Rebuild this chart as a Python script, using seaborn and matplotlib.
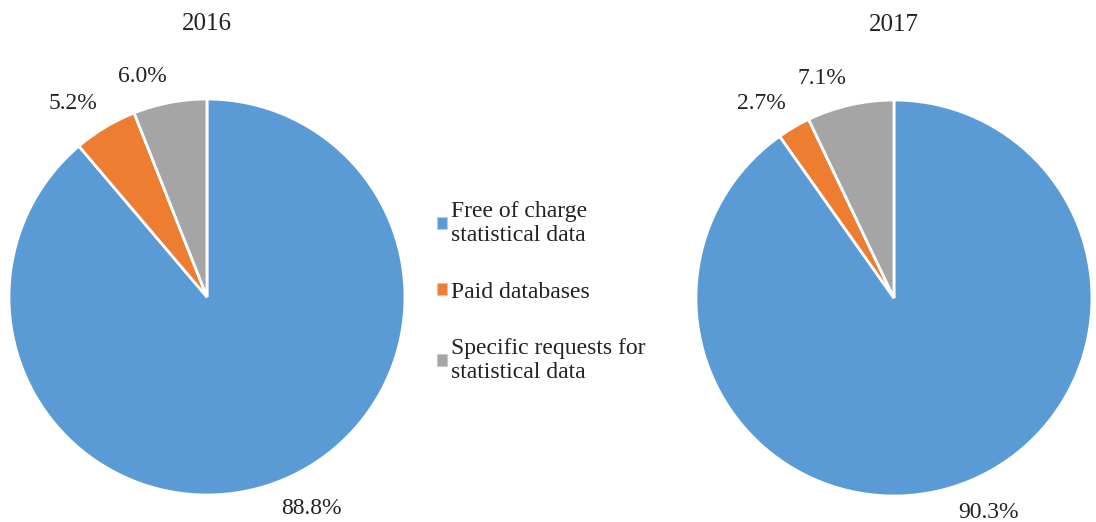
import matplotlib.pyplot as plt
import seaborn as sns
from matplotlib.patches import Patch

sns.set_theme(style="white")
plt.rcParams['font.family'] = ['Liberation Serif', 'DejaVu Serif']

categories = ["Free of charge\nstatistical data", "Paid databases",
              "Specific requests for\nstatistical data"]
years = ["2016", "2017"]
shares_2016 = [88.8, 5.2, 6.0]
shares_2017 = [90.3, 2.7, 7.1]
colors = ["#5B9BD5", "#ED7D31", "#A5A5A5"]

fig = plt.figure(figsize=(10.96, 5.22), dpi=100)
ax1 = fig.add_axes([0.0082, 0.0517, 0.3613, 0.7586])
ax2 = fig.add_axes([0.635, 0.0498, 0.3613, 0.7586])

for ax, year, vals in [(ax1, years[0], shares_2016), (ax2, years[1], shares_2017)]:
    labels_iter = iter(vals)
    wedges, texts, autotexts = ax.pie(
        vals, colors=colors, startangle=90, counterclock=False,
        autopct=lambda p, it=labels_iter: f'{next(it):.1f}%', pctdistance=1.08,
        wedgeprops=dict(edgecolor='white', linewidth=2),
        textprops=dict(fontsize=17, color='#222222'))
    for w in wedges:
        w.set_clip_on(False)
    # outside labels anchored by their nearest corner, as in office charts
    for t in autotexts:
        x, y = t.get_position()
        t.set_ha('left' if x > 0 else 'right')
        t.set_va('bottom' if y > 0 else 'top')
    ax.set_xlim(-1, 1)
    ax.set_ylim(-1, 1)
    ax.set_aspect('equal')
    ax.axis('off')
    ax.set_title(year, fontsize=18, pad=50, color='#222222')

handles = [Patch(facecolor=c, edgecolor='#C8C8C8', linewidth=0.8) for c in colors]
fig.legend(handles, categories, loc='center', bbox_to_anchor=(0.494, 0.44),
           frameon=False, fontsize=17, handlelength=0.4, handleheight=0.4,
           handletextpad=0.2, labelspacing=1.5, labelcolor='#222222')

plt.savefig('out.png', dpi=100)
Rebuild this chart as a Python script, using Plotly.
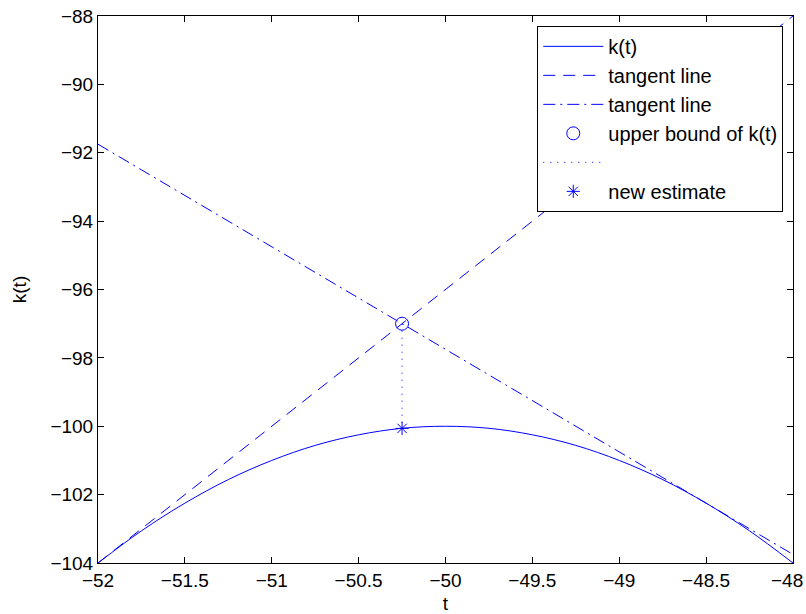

---------------

* _Exercise aim_
Begin with the first line of the records and repeat every line up to the one with "ax2 = fig.add_axes([0.635, 0.0498, 0.3613, 0.7586])", counting that line too. Pictures are not part of the copy.

* _Exercise answer_
Rebuild this chart as a Python script, using seaborn and matplotlib.
import matplotlib.pyplot as plt
import seaborn as sns
from matplotlib.patches import Patch

sns.set_theme(style="white")
plt.rcParams['font.family'] = ['Liberation Serif', 'DejaVu Serif']

categories = ["Free of charge\nstatistical data", "Paid databases",
              "Specific requests for\nstatistical data"]
years = ["2016", "2017"]
shares_2016 = [88.8, 5.2, 6.0]
shares_2017 = [90.3, 2.7, 7.1]
colors = ["#5B9BD5", "#ED7D31", "#A5A5A5"]

fig = plt.figure(figsize=(10.96, 5.22), dpi=100)
ax1 = fig.add_axes([0.0082, 0.0517, 0.3613, 0.7586])
ax2 = fig.add_axes([0.635, 0.0498, 0.3613, 0.7586])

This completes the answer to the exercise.